Huon Aquaculture Group Limited has announced solid profits in the results achieved in last half of the year ended 31 December 2014.
The company’s net profit after tax from June to December 2014 was AUD 25.9 million (USD 20.2 million), representing an 11.5 per cent increase over the same period last year due to the fair value adjustment of biological assets.
The Group attributes its biological asset rise to good production growth for next year’s fish harvest, as well as the performance of the new Fortress pens and feed barges, improved farming practices and environmental conditions, which in turn will ensure adequate market supply.
The Tasmania-based seafood producer’s EBITDA showed a 10 per cent increase in the reported period, reaching AUD 43.1 million (USD 33.5 million) vs. AUD 39.2 million (USD 30.5 million) in the same term of 2013.
Huon’s cost per kilogram was reduced by AUD 0.54 per kilogram (USD 0.42/kg) representing an 9 per cent contraction yoy.
However, operating margins decreased owing to short-term impacts associated with implementing the Controlled Growth Strategy.

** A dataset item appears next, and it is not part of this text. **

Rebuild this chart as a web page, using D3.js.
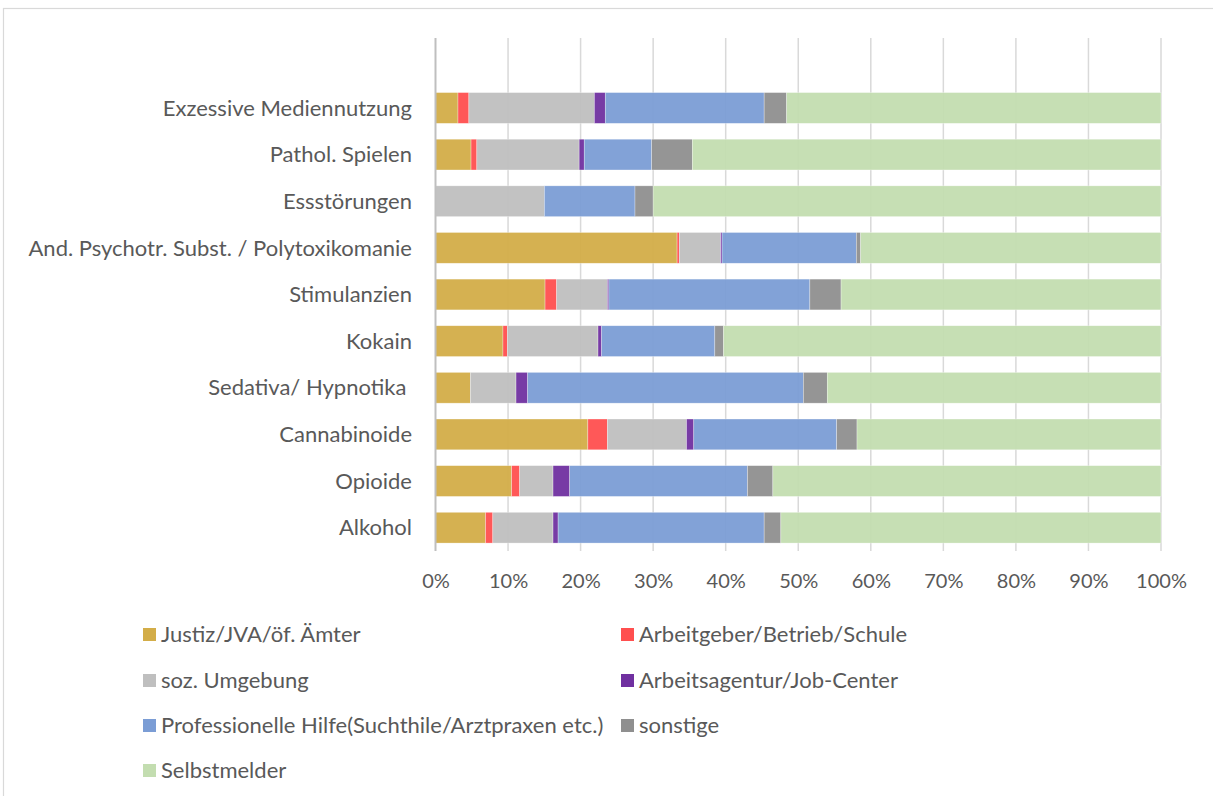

Costs related with the Initial Public Offer (IPO) of AUD 1.1million (USD 0.86 million) have been acknowledged in the current reporting period, both factors having a negative impact on the profit for the period.
“Our strong cash position means the Company is well placed to deliver the Controlled Growth Strategy as planned,” stated the Group Managing Director and CEO, Peter Bender.
Huon has also re-established appropriate export channels into key Asian markets to distribute additional volume from stronger than expected production growth in first half of 2015 and will continue to utilise export channels to distribute additional volumes for the remainder of the year.
Regarding the new facility the company is about to open, Bender said it would allow them to expand their focus on new product development and assist Huon to continue optimising sales channel mix.